Some players did decide to delay their fasting until after the World Cup. Other decided not to fast at all due to the travel and importance of their jobs. This is perfectly acceptable for Muslim footballers, and it is entirely a personal choice which is to be respected. A small part of the 2014 World Cup overlapped with Ramadan. Hence, players such as Ozil, Xhaka, and Shaqiri decided to delay their fast. This was due to fitness concerns and dehydration issues in the extremely hot temperatures in Brazil. In the same tournament, Algeria players decided to maintain their fasting. Even in their last-16 match against Germany, one of the nation’s biggest games in their history.

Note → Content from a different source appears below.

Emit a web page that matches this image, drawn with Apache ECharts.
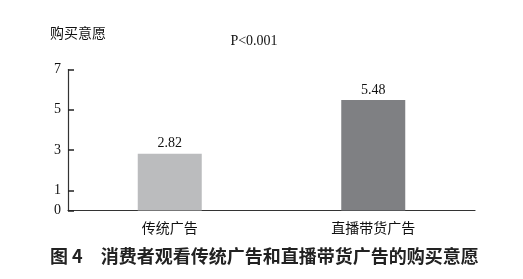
<!DOCTYPE html>
<html><head><meta charset="utf-8">
<script src="https://cdn.jsdelivr.net/npm/echarts@6/dist/echarts.min.js"></script>
<style>html,body{margin:0;padding:0;background:#fff}#c{width:523px;height:279px}</style>
</head><body><div id="c"></div>
<script>
const categories = ['传统广告', '直播带货广告'];
const values = [2.82, 5.48];
const barColors = ['#bbbcbe', '#7f8083'];
const yTicks = [0, 1, 3, 5, 7];
const yName = '购买意愿';
const pText = 'P<0.001';
const caption = '图 4\u3000消费者观看传统广告和直播带货广告的购买意愿';

const chart = echarts.init(document.getElementById('c'), null, {renderer: 'canvas'});
chart.setOption({
  animation: false,
  backgroundColor: '#fff',
  grid: {left: 68, right: 48, top: 69.5, bottom: 68.5, containLabel: false},
  graphic: [
    {type: 'text', x: 50, y: 33, style: {text: yName, font: '14px "Noto Sans CJK SC"', fill: '#111', verticalAlign: 'middle'}},
    {type: 'text', x: 254, y: 41, style: {text: pText, font: '14px "Liberation Serif"', fill: '#111', align: 'center', verticalAlign: 'middle'}},
    {type: 'text', x: 50, y: 256, style: {text: caption, font: 'bold 18px "Noto Sans CJK SC"', fill: '#222', verticalAlign: 'middle'}}
  ],
  xAxis: {
    type: 'category', data: categories,
    axisLine: {lineStyle: {color: '#333', width: 1.2}},
    axisTick: {show: false},
    axisLabel: {color: '#111', fontSize: 14, fontFamily: 'Noto Sans CJK SC', margin: 10}
  },
  yAxis: {
    type: 'value', min: 0, max: 7,
    splitLine: {show: false},
    axisLine: {show: true, lineStyle: {color: '#333', width: 1.2}},
    axisTick: {show: true, inside: true, length: 6, customValues: yTicks, lineStyle: {color: '#222', width: 1.5}},
    axisLabel: {color: '#111', fontSize: 14, fontFamily: 'Liberation Serif', margin: 7, customValues: yTicks}
  },
  series: [{
    type: 'bar', barWidth: 64,
    data: values.map((v, i) => ({value: v, itemStyle: {color: barColors[i]}})),
    label: {show: true, position: 'top', distance: 3, color: '#111', fontSize: 14, fontFamily: 'Liberation Serif'}
  }]
});
</script></body></html>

At half-time, despite still being before sunset, some players broke their fast to have more energy for the second half.
Examples of Muslim Footballers Fasting in Games
Mohamed Salah & Sadio Mane
In both 2018 and 2019, Jurgen Klopp was faced with his two best players observing Ramadan. This while his team prepared for the biggest game in club football, the Champions League final. When asked about this, Klopp strictly stated that an individual’s decision to fast is private, personal, and would not be influenced or discussed by himself. These 2 players were of course Mo Salah and Sadio Mane. It was later revealed that Salah had maintained fasting throughout the preparations of both games. However, in the 3 days prior to the games, he replenished throughout the day to be as prepared as possible.
In 2019, after scoring an early penalty on Liverpool’s way to their 6th European Cup, Salah took a sip of water which was before sunset in Madrid, showing that he may not have been strictly following fasting. It is not clear whether Sadio Mane took the same approach in 2019, however it is believed that the year before in Kiev, Mane did fast and therefore played the final without eating or drinking during the day. Mane scored Liverpool’s only goal in that game in that final and was one of their best players.
Hakim Ziyech & Noussair Mazraoui
Another instance of players fasting during the 2019 Champions League was in the semi-final between Ajax and Tottenham. Hakim Ziyech and Noussair Mazraoui were the Ajax players observing the tradition, and they were seen consuming water and energy drinks mid-way through the game after sunset. This was a big decision for the players to make in such a huge game. Unfortunately, they ultimately lost after an unbelievable comeback from Tottenham. Before the game, Dutch fitness guru Raymond Verheijen said that fasting would be irresponsible of the Ajax players, and that professional footballers shouldn’t be fasting while playing their sport. This was met with anger from Muslim footballers and many criticised the comments. Despite succumbing to a late defeat, fasting didn’t seem to affect the players performances, and Ziyech got a goal for Ajax soon after he refuelled in the first half.
Overall, Muslim footballers fasting often doesn’t look like it has too much of an impact on their performance. This may be surprising as modern football, especially at elite level, has nutritionists who try to find any way to give their players a slight advantage on the pitch, from the tiny details of what and when to eat and drink. It seems crazy that despite this level of importance on diet and training, Muslim players can fast and still put in top performances.
Of course, Ramadan is only around a month long, and if the pattern of fasting continued for longer periods of time, we would probably see the effects on the players more clearly. As well as this, the impact on footballers’ mentality must be considered. Elite football clubs also have psychologists, and Ramadan is a time of spirituality, self-enlightenment, and self-improvement. It’s impossible to say whether nutritional preparation or mental preparation is more important for a footballer. Perhaps the issues with energy levels or hydration could be offset with the feelings that players have while fasting. That is, players might feel more determined, humble, and closer to their God.